--- Begin Raw records ---

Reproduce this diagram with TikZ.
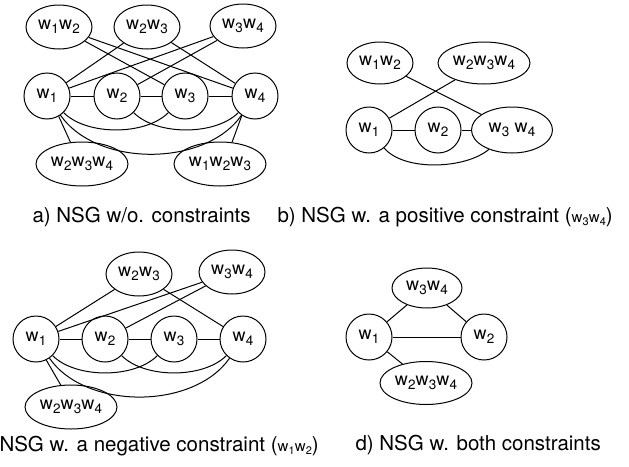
\documentclass[tikz,border=0pt]{standalone}
\usepackage{fontspec}
\setmainfont{TeX Gyre Heros}
\usetikzlibrary{shapes.geometric}
\newcommand{\ww}[1]{w\kern0.3pt\raisebox{-4.5pt}{\fontsize{13.5}{14}\selectfont #1}}
\newcommand{\cw}[1]{w\kern0.2pt\raisebox{-3.5pt}{\fontsize{11}{12}\selectfont #1}}
\begin{document}
\begin{tikzpicture}[x=1pt,y=-1pt,line width=1pt,
  lbl/.style={font=\fontsize{18}{20}\selectfont},
  circ/.style={circle,draw,minimum size=46pt,inner sep=0pt,lbl},
  ell/.style={ellipse,draw,minimum width=66pt,minimum height=44pt,inner sep=0pt,lbl},
  wide/.style={ell,minimum width=92pt},
  captext/.style={anchor=base west,inner sep=0pt,font=\fontsize{20.5}{24}\selectfont}]
\useasboundingbox (0,0) rectangle (629,466);
% ---------- a ----------
\node[ell]  (a12) at (59,27)  {\ww{1}\ww{2}};
\node[ell]  (a23) at (147,27) {\ww{2}\ww{3}};
\node[ell]  (a34) at (243,26) {\ww{3}\ww{4}};
\node[circ] (a1)  at (47,96)  {\ww{1}};
\node[circ] (a2)  at (117,96) {\ww{2}};
\node[circ] (a3)  at (185,96) {\ww{3}};
\node[circ] (a4)  at (255,96) {\ww{4}};
\node[wide] (a234) at (82,164) {\ww{2}\ww{3}\ww{4}};
\node[wide] (a123) at (220,164) {\ww{1}\ww{2}\ww{3}};
\draw (a12) -- (a3);
\draw (a12) -- (a4);
\draw (a23) -- (a1);
\draw (a23) -- (a4);
\draw (a34) -- (a1);
\draw (a34) -- (a2);
\draw (a1) -- (a2);
\draw (a2) -- (a3);
\draw (a3) -- (a4);
\draw (a1) to[out=-45,in=-135,looseness=0.8] (a3);
\draw (a2) to[out=-45,in=-135,looseness=0.8] (a4);
\draw (a1) to[out=-55,in=-125,looseness=0.9] (a4);
\draw (a1.-60) -- (a234.118);
\draw (a4.-124) -- (a123.61);
\node[captext] (capa) at (32,222) {a) NSG w/o. constraints};
% ---------- b ----------
\node[ell,minimum height=42pt]  (b12) at (380,63) {\ww{1}\ww{2}};
\node[wide,minimum height=42pt] (b234) at (484,63) {\ww{2}\ww{3}\ww{4}};
\node[circ] (b1) at (369,130) {\ww{1}};
\node[circ] (b2) at (438,130) {\ww{2}};
\node[ell,minimum width=81pt,minimum height=46pt] (b34) at (512,130) {\ww{3} \ww{4}};
\draw (b12) -- (b34);
\draw (b234) -- (b1);
\draw (b1) -- (b2);
\draw (b2) -- (b34);
\draw (b1) to[out=-50,in=-140,looseness=0.75] (b34);
\node[captext] (capb) at (277,222) {b) NSG w. a positive constraint ({\fontsize{15}{16}\selectfont\cw{3}\cw{4}})};
% ---------- c ----------
\node[ell]  (c23) at (139,274) {\ww{2}\ww{3}};
\node[ell]  (c34) at (232,272) {\ww{3}\ww{4}};
\node[circ] (c1)  at (36,339)  {\ww{1}};
\node[circ] (c2)  at (105,339) {\ww{2}};
\node[circ] (c3)  at (174,339) {\ww{3}};
\node[circ] (c4)  at (243,339) {\ww{4}};
\node[wide] (c234) at (71,407) {\ww{2}\ww{3}\ww{4}};
\draw (c23) -- (c1);
\draw (c23) -- (c4);
\draw (c34) -- (c1);
\draw (c34) -- (c2);
\draw (c1) -- (c2);
\draw (c2) -- (c3);
\draw (c3) -- (c4);
\draw (c1) to[out=-45,in=-135,looseness=0.8] (c3);
\draw (c2) to[out=-45,in=-135,looseness=0.8] (c4);
\draw (c1) to[out=-55,in=-125,looseness=0.9] (c4);
\draw (c1.-64) -- (c234.115);
\node[captext] (capc) at (-1,451) {NSG w. a negative constraint ({\fontsize{15}{16}\selectfont\cw{1}\cw{2}})};
% ---------- d ----------
\node[ell,minimum width=70pt,minimum height=40pt] (d34) at (427,288) {\ww{3}\ww{4}};
\node[circ] (d1) at (369,337) {\ww{1}};
\node[circ] (d2) at (484,337) {\ww{2}};
\node[wide,minimum height=43pt] (d234) at (426,383) {\ww{2}\ww{3}\ww{4}};
\draw (d1) -- (d34);
\draw (d34) -- (d2);
\draw (d1) -- (d2);
\draw (d1) -- (d234);
\node[captext] (capd) at (355,450) {d) NSG w. both constraints};
\end{tikzpicture}
\end{document}
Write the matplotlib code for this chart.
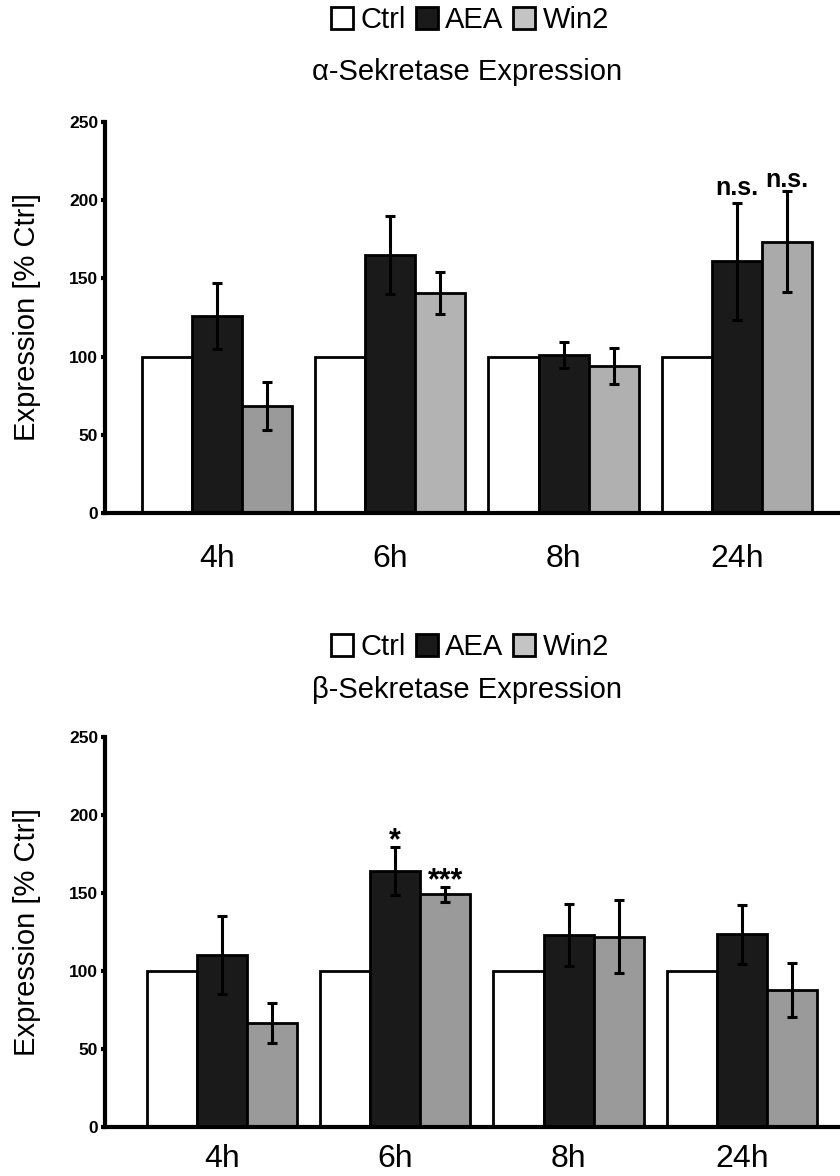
import matplotlib
matplotlib.use('Agg')
import matplotlib.pyplot as plt
from matplotlib.patches import Patch
import numpy as np

plt.rcParams['font.family'] = ['Liberation Sans', 'DejaVu Sans']

times = ['4h', '6h', '8h', '24h']
series = ['Ctrl', 'AEA', 'Win2']

# alpha-secretase
alpha_ctrl = [100, 100, 100, 100]
alpha_aea = [126, 165, 101, 161]
alpha_aea_err = [21, 25, 8.5, 37.5]
alpha_win = [68.5, 140.5, 94, 173.5]
alpha_win_err = [15.5, 13.5, 11.3, 32.5]
alpha_win_colors = ['#9a9a9a', '#b3b3b3', '#b0b0b0', '#aaaaaa']
# (time index, series index, text, y, size)
alpha_marks = [(3, 1, 'n.s.', 203, 18), (3, 2, 'n.s.', 208.5, 18)]

# beta-secretase
beta_ctrl = [100, 100, 100, 100]
beta_aea = [110, 164, 123, 123.5]
beta_aea_err = [25, 15.5, 20, 19]
beta_win = [67, 149, 122, 88]
beta_win_err = [12.8, 4.8, 23.5, 17.3]
beta_win_colors = ['#9a9a9a', '#9a9a9a', '#9a9a9a', '#9a9a9a']
beta_marks = [(1, 1, '*', 178, 22), (1, 2, '***', 152.5, 22)]

narrow = ['Liberation Sans Narrow', 'Liberation Sans', 'DejaVu Sans']

fig = plt.figure(figsize=(8.4, 11.76), dpi=100)


def panel(rect, xlim, ctrl, aea, aea_err, win, win_err, win_colors, marks,
          title, leg_y, title_y, xpad):
    ax = fig.add_axes(rect)
    x = np.arange(len(times))
    w = 0.289
    err_kw = dict(ecolor='black', elinewidth=2.2, capsize=3.8, capthick=2.2)
    ax.bar(x - w, ctrl, w, color='white', edgecolor='black', linewidth=2)
    ax.bar(x, aea, w, color='#1a1a1a', edgecolor='black', linewidth=2,
           yerr=aea_err, error_kw=err_kw)
    ax.bar(x + w, win, w, color=win_colors, edgecolor='black', linewidth=2,
           yerr=win_err, error_kw=err_kw)
    for i, s, txt, y, size in marks:
        ax.text(i + (s - 1) * w, y, txt, ha='center', va='baseline',
                fontsize=size, fontweight='bold')
    ax.set_xlim(*xlim)
    ax.set_ylim(0, 250)
    ax.set_yticks([0, 50, 100, 150, 200, 250])
    ax.set_xticks(x)
    ax.set_xticklabels(times, fontsize=23)
    ax.tick_params(axis='x', length=0, pad=xpad)
    ax.tick_params(axis='y', length=3, width=3, pad=2)
    for lab in ax.get_yticklabels():
        lab.set_family(narrow)
        lab.set_fontweight('bold')
        lab.set_fontsize(12.5)
    for s in ['top', 'right']:
        ax.spines[s].set_visible(False)
    for s in ['left', 'bottom']:
        ax.spines[s].set_linewidth(3)
    ax.set_ylabel('Expression [% Ctrl]', fontsize=21, labelpad=20)

    handles = [Patch(facecolor='white', edgecolor='black', linewidth=2),
               Patch(facecolor='#1a1a1a', edgecolor='black', linewidth=2),
               Patch(facecolor='#c4c4c4', edgecolor='black', linewidth=2)]
    fig.legend(handles, series, loc='center', bbox_to_anchor=(470 / 840, 1 - leg_y / 1176),
               ncol=3, frameon=False, handlelength=0.75, handleheight=0.75,
               handletextpad=0.25, columnspacing=0.35, borderpad=0,
               prop={'family': narrow, 'size': 21})
    fig.text(467 / 840, 1 - title_y / 1176, title, ha='center', va='center', fontsize=21)
    return ax


panel([0.125, 0.5638, 0.875, 0.3325], (-0.646, 3.595),
      alpha_ctrl, alpha_aea, alpha_aea_err, alpha_win, alpha_win_err,
      alpha_win_colors, alpha_marks, 'α-Sekretase Expression', 20, 72, 22)

panel([0.125, 0.0414, 0.875, 0.3322], (-0.675, 3.566),
      beta_ctrl, beta_aea, beta_aea_err, beta_win, beta_win_err,
      beta_win_colors, beta_marks, 'β-Sekretase Expression', 647, 690, 12)

fig.savefig('out.png', dpi=100)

--- End Raw records ---

Given request:
Wherever the string "this" appears in the entries above, list that line.

Response:
Reproduce this diagram with TikZ.
Write the matplotlib code for this chart.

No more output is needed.